豆瓣爬虫《消失的她》-CSDN博客

本文链接：https://blog.csdn.net/2302_77642040/article/details/137645644

该篇文章详细介绍了如何使用Python的requests和BeautifulSoup库爬取豆瓣电影《消失的她》的评论，包括用户、评分、评论时间和地点等信息。

摘要生成于 C知道，由 DeepSeek-R1 满血版支持，前往体验 >

#code:utf-8
import requests
from bs4 import BeautifulSoup
import time

# 如果想多爬几页可以将16修改为更大的偶数
for i in range(2,20,2):
    url = 'https://movie.douban.com/subject/35660795/comments?start={}0&limit=20&status=P&sort=new_score'.format(i)
    headers = {
        'User-Agent': 'Mozilla/5.0 (Macintosh; Intel Mac OS X 10_14_6) AppleWebKit/605.1.15 (KHTML, like Gecko) Version/13.0.5 Safari/605.1.15'
    }

    # 请求
    r=requests.get(url, headers=headers)

    # 查看状态码
    print(r.status_code)

    # 获取标题
    html = BeautifulSoup(r.text,"html.parser")
    title = html.find("h1").text

    # 获取用户名、评论、评分
    divs = html.find_all("div", class_ = "comment")

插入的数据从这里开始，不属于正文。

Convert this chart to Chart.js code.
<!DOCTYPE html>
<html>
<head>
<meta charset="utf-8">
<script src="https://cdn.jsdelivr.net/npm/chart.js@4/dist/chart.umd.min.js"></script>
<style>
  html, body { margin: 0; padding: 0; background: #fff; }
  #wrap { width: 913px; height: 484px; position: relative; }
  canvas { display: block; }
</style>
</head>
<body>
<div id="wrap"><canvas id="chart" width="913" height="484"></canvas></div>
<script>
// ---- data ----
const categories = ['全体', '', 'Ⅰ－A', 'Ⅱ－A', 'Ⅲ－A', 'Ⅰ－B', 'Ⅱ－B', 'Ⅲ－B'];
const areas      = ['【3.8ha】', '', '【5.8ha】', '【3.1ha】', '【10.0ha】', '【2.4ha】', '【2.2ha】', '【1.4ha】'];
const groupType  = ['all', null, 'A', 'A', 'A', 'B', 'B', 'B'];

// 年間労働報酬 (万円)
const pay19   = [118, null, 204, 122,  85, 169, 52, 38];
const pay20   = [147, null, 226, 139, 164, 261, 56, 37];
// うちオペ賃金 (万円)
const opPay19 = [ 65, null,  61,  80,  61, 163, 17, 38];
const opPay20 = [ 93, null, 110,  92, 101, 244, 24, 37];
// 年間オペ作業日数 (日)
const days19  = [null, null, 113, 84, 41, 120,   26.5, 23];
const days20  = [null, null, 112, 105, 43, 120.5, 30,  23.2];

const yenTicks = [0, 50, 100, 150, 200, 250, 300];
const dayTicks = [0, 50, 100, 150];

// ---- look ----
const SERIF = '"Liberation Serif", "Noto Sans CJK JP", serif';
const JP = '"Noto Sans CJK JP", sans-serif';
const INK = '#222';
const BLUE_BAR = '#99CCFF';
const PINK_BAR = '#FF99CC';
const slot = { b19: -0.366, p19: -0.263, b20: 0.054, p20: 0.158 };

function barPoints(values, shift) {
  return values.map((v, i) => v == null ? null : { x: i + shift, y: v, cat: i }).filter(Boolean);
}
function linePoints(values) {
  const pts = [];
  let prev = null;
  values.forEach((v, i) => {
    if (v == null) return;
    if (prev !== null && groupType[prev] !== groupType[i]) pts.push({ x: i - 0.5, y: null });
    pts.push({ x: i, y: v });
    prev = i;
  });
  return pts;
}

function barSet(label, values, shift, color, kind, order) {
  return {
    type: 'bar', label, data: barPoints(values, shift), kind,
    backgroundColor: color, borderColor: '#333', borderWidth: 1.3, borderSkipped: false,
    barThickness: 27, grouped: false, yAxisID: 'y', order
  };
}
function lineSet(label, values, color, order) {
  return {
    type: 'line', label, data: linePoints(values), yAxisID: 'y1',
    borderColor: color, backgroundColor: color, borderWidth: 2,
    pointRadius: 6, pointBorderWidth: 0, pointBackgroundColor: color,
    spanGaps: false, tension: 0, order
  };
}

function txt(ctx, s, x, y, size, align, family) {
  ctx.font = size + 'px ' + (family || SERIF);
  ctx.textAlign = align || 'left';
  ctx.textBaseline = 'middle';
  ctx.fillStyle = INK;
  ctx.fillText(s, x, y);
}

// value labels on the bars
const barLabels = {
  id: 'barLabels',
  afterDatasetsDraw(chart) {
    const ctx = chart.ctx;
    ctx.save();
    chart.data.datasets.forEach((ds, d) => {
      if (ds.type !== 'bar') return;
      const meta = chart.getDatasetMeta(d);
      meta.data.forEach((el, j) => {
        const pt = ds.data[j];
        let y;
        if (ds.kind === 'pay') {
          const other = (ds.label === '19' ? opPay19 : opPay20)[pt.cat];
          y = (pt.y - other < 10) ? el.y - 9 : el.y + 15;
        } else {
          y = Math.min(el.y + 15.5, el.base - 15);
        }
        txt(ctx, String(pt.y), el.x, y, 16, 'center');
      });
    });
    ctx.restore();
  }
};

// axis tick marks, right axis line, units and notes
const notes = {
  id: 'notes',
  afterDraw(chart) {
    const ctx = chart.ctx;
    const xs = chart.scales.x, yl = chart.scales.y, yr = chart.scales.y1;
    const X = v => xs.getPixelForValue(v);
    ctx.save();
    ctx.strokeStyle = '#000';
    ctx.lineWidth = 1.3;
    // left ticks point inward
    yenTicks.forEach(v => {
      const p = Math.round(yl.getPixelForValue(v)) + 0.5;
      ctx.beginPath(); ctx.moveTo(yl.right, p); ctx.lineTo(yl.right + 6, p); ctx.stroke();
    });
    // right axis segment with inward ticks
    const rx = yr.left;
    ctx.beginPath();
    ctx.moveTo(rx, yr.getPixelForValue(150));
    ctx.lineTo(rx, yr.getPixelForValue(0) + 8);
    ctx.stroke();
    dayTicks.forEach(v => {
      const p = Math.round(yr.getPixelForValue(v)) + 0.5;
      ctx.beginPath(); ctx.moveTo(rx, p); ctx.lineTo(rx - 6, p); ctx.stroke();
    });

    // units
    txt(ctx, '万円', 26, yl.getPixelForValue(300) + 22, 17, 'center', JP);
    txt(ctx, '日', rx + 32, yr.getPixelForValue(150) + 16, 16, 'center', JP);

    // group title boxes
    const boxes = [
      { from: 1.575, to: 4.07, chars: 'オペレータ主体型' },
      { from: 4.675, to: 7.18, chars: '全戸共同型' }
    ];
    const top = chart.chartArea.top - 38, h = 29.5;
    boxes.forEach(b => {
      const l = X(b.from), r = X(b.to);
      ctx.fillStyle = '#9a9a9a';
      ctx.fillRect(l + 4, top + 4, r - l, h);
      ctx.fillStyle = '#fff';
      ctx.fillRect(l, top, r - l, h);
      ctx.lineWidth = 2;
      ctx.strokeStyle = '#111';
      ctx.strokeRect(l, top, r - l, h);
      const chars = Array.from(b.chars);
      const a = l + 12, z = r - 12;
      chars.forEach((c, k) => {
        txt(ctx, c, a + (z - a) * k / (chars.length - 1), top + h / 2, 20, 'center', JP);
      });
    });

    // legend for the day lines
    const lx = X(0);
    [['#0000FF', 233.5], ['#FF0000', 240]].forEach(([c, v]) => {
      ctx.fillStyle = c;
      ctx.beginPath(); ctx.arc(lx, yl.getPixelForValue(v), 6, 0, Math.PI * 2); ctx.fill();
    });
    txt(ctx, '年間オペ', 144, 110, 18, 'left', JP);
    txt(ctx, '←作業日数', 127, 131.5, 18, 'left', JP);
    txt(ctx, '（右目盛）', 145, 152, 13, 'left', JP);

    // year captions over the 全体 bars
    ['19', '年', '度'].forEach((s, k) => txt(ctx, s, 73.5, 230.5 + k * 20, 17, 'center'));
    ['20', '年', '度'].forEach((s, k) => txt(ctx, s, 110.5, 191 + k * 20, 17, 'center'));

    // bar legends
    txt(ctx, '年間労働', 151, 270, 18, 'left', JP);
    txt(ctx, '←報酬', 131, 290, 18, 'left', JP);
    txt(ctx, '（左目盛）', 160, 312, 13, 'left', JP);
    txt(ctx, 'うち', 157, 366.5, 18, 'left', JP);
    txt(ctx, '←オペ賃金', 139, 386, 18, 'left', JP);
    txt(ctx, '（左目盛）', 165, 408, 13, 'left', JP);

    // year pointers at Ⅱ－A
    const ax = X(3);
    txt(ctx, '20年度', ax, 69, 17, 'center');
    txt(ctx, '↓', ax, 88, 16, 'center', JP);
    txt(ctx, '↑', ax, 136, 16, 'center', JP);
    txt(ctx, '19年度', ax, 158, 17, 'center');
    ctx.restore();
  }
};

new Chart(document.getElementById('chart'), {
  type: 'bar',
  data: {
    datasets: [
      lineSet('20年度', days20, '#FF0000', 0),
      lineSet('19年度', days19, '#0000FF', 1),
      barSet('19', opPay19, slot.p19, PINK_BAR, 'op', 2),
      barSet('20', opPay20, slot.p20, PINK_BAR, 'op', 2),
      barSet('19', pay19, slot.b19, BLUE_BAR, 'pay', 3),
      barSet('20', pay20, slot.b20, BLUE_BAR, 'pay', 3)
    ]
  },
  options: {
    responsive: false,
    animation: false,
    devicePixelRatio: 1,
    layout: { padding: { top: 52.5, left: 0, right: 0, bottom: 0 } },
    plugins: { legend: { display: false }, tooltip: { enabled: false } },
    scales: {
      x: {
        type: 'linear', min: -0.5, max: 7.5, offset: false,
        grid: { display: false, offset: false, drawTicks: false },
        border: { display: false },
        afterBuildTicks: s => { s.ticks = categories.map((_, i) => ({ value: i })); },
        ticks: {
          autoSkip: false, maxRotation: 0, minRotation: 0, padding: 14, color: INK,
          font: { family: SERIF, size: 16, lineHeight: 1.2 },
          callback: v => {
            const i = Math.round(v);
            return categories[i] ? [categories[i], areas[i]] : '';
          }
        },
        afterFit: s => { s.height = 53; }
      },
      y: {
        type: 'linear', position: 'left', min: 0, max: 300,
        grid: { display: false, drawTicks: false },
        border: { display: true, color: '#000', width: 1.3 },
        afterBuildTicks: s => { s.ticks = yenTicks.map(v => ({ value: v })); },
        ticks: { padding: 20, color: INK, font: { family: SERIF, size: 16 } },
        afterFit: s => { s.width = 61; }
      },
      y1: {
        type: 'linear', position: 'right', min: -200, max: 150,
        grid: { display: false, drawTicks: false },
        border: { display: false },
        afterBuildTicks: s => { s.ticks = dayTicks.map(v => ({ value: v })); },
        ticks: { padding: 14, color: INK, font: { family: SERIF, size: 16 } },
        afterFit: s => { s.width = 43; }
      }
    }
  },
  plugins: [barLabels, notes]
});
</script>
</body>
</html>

    s = {"力荐":"*****","推荐":"****","还行":"***","较差":"**","很差":"*"}

    with open("{}.txt".format(title),"w+",encoding="utf-8") as f:
        f.write(str(["用户", "评分","data_time", "location","user_num","内容"]))

        for div in divs:
            print("---------------------------------")
            name = div.find("a", class_="").text
            print("用户名：",name)

            content = div.find("span", class_="short").text
            print("用户评论：",content)
            data_time = div.find("span", class_="comment-time")["title"]
            print("评论时间：",data_time)
            
            location = div.find("span", class_="comment-location").text
            print("评论地点：",location)
            
            
            user_num = div.find("span", class_="votes vote-count").text
            print("有用人数：",user_num)
            
            score = None
            for i in range(1,6):
                try:
                    score = s[div.find("span", class_="allstar{}0 rating".format(i))["title"]]
                except:
                    continue

            if score == None:
                score = "用户未评分"

            print("评分：",score)
            print("[+]...{}的评论已爬取".format(name))
            f.write("\n")
            f.write(str([name,score,data_time,location,user_num,content]))

        f.close()

以上是电影《消失的她》爬虫全部代码